### Aim of the task
Your task is to restate the data word for word.
-- Source data start --
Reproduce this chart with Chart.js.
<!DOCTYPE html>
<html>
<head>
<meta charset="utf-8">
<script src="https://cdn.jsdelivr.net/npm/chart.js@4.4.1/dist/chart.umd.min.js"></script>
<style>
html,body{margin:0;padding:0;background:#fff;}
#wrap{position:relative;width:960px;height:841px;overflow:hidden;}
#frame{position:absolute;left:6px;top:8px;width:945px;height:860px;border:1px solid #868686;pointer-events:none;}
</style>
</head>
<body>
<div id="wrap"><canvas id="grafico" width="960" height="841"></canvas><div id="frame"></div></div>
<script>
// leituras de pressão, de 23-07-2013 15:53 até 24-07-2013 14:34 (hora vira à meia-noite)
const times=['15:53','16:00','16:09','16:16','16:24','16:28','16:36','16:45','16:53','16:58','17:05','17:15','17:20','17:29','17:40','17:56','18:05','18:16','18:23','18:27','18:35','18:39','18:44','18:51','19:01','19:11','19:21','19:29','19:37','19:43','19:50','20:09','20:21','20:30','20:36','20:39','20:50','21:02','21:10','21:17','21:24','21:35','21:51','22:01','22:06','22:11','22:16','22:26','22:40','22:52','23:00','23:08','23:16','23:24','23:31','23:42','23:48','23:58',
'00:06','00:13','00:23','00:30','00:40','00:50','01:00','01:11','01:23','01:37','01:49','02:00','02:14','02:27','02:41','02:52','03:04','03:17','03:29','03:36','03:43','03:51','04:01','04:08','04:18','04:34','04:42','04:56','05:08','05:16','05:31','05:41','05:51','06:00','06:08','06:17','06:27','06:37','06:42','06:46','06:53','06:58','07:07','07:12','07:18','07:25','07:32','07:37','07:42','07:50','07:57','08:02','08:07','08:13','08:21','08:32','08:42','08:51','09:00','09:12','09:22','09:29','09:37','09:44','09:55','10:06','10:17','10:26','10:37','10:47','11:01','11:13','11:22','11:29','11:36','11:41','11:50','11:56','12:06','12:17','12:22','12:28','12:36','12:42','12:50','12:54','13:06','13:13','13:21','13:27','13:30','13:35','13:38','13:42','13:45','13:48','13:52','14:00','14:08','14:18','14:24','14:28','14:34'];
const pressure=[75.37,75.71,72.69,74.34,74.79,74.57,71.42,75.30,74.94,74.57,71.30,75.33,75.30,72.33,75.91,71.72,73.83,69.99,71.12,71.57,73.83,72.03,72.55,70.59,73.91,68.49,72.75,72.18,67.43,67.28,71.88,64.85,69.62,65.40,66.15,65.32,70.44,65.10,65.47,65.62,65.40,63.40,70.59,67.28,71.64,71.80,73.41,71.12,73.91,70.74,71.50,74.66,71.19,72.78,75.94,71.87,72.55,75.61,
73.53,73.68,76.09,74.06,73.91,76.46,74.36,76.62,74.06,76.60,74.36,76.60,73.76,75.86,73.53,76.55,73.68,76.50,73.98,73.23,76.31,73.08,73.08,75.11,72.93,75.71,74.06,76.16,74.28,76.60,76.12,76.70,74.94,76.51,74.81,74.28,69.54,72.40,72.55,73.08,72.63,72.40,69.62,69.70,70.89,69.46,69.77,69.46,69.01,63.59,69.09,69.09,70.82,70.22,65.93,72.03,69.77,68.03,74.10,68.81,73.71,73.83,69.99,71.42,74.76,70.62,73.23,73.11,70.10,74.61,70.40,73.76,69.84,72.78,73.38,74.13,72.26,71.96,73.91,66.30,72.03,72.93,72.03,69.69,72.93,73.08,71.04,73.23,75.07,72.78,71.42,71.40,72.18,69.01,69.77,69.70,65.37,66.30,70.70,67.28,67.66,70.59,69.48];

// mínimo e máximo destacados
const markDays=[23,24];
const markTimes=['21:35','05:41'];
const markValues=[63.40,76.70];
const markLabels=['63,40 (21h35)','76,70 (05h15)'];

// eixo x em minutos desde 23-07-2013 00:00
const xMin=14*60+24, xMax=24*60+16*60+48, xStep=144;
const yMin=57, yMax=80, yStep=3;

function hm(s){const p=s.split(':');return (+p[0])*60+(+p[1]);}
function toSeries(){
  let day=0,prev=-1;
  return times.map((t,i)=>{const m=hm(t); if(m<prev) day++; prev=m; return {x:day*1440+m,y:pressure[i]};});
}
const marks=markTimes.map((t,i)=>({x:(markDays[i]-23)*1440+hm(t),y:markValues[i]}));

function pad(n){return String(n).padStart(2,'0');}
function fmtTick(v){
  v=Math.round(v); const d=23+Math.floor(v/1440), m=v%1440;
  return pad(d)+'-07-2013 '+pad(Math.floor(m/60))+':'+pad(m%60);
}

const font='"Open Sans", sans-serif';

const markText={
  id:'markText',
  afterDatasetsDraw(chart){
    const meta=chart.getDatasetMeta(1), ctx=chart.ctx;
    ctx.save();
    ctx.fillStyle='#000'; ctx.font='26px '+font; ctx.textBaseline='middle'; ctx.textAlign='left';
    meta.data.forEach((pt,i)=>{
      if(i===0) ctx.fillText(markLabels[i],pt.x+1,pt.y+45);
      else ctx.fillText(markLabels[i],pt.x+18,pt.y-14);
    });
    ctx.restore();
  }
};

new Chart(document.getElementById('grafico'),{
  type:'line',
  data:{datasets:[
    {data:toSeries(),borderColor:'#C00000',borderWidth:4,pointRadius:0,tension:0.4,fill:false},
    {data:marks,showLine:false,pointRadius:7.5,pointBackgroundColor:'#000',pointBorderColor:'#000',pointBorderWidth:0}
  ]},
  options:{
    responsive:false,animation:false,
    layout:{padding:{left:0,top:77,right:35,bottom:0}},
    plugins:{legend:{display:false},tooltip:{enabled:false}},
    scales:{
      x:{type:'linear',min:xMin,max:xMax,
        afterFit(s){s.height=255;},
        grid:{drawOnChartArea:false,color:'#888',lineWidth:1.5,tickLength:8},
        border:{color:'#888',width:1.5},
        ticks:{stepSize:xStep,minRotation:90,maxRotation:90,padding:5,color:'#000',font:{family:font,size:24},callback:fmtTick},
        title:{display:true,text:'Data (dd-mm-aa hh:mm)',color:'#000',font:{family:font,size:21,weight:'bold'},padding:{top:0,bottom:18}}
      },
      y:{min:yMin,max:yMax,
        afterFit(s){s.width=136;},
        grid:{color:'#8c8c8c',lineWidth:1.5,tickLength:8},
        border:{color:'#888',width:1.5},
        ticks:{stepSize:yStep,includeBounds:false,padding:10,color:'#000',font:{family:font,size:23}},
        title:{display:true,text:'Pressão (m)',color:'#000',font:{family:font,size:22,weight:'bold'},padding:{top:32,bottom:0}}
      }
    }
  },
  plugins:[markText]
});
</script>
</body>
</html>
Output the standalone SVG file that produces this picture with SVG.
-- Source data end --
### Output
Reproduce this chart with Chart.js.
<!DOCTYPE html>
<html>
<head>
<meta charset="utf-8">
<script src="https://cdn.jsdelivr.net/npm/chart.js@4.4.1/dist/chart.umd.min.js"></script>
<style>
html,body{margin:0;padding:0;background:#fff;}
#wrap{position:relative;width:960px;height:841px;overflow:hidden;}
#frame{position:absolute;left:6px;top:8px;width:945px;height:860px;border:1px solid #868686;pointer-events:none;}
</style>
</head>
<body>
<div id="wrap"><canvas id="grafico" width="960" height="841"></canvas><div id="frame"></div></div>
<script>
// leituras de pressão, de 23-07-2013 15:53 até 24-07-2013 14:34 (hora vira à meia-noite)
const times=['15:53','16:00','16:09','16:16','16:24','16:28','16:36','16:45','16:53','16:58','17:05','17:15','17:20','17:29','17:40','17:56','18:05','18:16','18:23','18:27','18:35','18:39','18:44','18:51','19:01','19:11','19:21','19:29','19:37','19:43','19:50','20:09','20:21','20:30','20:36','20:39','20:50','21:02','21:10','21:17','21:24','21:35','21:51','22:01','22:06','22:11','22:16','22:26','22:40','22:52','23:00','23:08','23:16','23:24','23:31','23:42','23:48','23:58',
'00:06','00:13','00:23','00:30','00:40','00:50','01:00','01:11','01:23','01:37','01:49','02:00','02:14','02:27','02:41','02:52','03:04','03:17','03:29','03:36','03:43','03:51','04:01','04:08','04:18','04:34','04:42','04:56','05:08','05:16','05:31','05:41','05:51','06:00','06:08','06:17','06:27','06:37','06:42','06:46','06:53','06:58','07:07','07:12','07:18','07:25','07:32','07:37','07:42','07:50','07:57','08:02','08:07','08:13','08:21','08:32','08:42','08:51','09:00','09:12','09:22','09:29','09:37','09:44','09:55','10:06','10:17','10:26','10:37','10:47','11:01','11:13','11:22','11:29','11:36','11:41','11:50','11:56','12:06','12:17','12:22','12:28','12:36','12:42','12:50','12:54','13:06','13:13','13:21','13:27','13:30','13:35','13:38','13:42','13:45','13:48','13:52','14:00','14:08','14:18','14:24','14:28','14:34'];
const pressure=[75.37,75.71,72.69,74.34,74.79,74.57,71.42,75.30,74.94,74.57,71.30,75.33,75.30,72.33,75.91,71.72,73.83,69.99,71.12,71.57,73.83,72.03,72.55,70.59,73.91,68.49,72.75,72.18,67.43,67.28,71.88,64.85,69.62,65.40,66.15,65.32,70.44,65.10,65.47,65.62,65.40,63.40,70.59,67.28,71.64,71.80,73.41,71.12,73.91,70.74,71.50,74.66,71.19,72.78,75.94,71.87,72.55,75.61,
73.53,73.68,76.09,74.06,73.91,76.46,74.36,76.62,74.06,76.60,74.36,76.60,73.76,75.86,73.53,76.55,73.68,76.50,73.98,73.23,76.31,73.08,73.08,75.11,72.93,75.71,74.06,76.16,74.28,76.60,76.12,76.70,74.94,76.51,74.81,74.28,69.54,72.40,72.55,73.08,72.63,72.40,69.62,69.70,70.89,69.46,69.77,69.46,69.01,63.59,69.09,69.09,70.82,70.22,65.93,72.03,69.77,68.03,74.10,68.81,73.71,73.83,69.99,71.42,74.76,70.62,73.23,73.11,70.10,74.61,70.40,73.76,69.84,72.78,73.38,74.13,72.26,71.96,73.91,66.30,72.03,72.93,72.03,69.69,72.93,73.08,71.04,73.23,75.07,72.78,71.42,71.40,72.18,69.01,69.77,69.70,65.37,66.30,70.70,67.28,67.66,70.59,69.48];

// mínimo e máximo destacados
const markDays=[23,24];
const markTimes=['21:35','05:41'];
const markValues=[63.40,76.70];
const markLabels=['63,40 (21h35)','76,70 (05h15)'];

// eixo x em minutos desde 23-07-2013 00:00
const xMin=14*60+24, xMax=24*60+16*60+48, xStep=144;
const yMin=57, yMax=80, yStep=3;

function hm(s){const p=s.split(':');return (+p[0])*60+(+p[1]);}
function toSeries(){
  let day=0,prev=-1;
  return times.map((t,i)=>{const m=hm(t); if(m<prev) day++; prev=m; return {x:day*1440+m,y:pressure[i]};});
}
const marks=markTimes.map((t,i)=>({x:(markDays[i]-23)*1440+hm(t),y:markValues[i]}));

function pad(n){return String(n).padStart(2,'0');}
function fmtTick(v){
  v=Math.round(v); const d=23+Math.floor(v/1440), m=v%1440;
  return pad(d)+'-07-2013 '+pad(Math.floor(m/60))+':'+pad(m%60);
}

const font='"Open Sans", sans-serif';

const markText={
  id:'markText',
  afterDatasetsDraw(chart){
    const meta=chart.getDatasetMeta(1), ctx=chart.ctx;
    ctx.save();
    ctx.fillStyle='#000'; ctx.font='26px '+font; ctx.textBaseline='middle'; ctx.textAlign='left';
    meta.data.forEach((pt,i)=>{
      if(i===0) ctx.fillText(markLabels[i],pt.x+1,pt.y+45);
      else ctx.fillText(markLabels[i],pt.x+18,pt.y-14);
    });
    ctx.restore();
  }
};

new Chart(document.getElementById('grafico'),{
  type:'line',
  data:{datasets:[
    {data:toSeries(),borderColor:'#C00000',borderWidth:4,pointRadius:0,tension:0.4,fill:false},
    {data:marks,showLine:false,pointRadius:7.5,pointBackgroundColor:'#000',pointBorderColor:'#000',pointBorderWidth:0}
  ]},
  options:{
    responsive:false,animation:false,
    layout:{padding:{left:0,top:77,right:35,bottom:0}},
    plugins:{legend:{display:false},tooltip:{enabled:false}},
    scales:{
      x:{type:'linear',min:xMin,max:xMax,
        afterFit(s){s.height=255;},
        grid:{drawOnChartArea:false,color:'#888',lineWidth:1.5,tickLength:8},
        border:{color:'#888',width:1.5},
        ticks:{stepSize:xStep,minRotation:90,maxRotation:90,padding:5,color:'#000',font:{family:font,size:24},callback:fmtTick},
        title:{display:true,text:'Data (dd-mm-aa hh:mm)',color:'#000',font:{family:font,size:21,weight:'bold'},padding:{top:0,bottom:18}}
      },
      y:{min:yMin,max:yMax,
        afterFit(s){s.width=136;},
        grid:{color:'#8c8c8c',lineWidth:1.5,tickLength:8},
        border:{color:'#888',width:1.5},
        ticks:{stepSize:yStep,includeBounds:false,padding:10,color:'#000',font:{family:font,size:23}},
        title:{display:true,text:'Pressão (m)',color:'#000',font:{family:font,size:22,weight:'bold'},padding:{top:32,bottom:0}}
      }
    }
  },
  plugins:[markText]
});
</script>
</body>
</html>
Output the standalone SVG file that produces this picture with SVG.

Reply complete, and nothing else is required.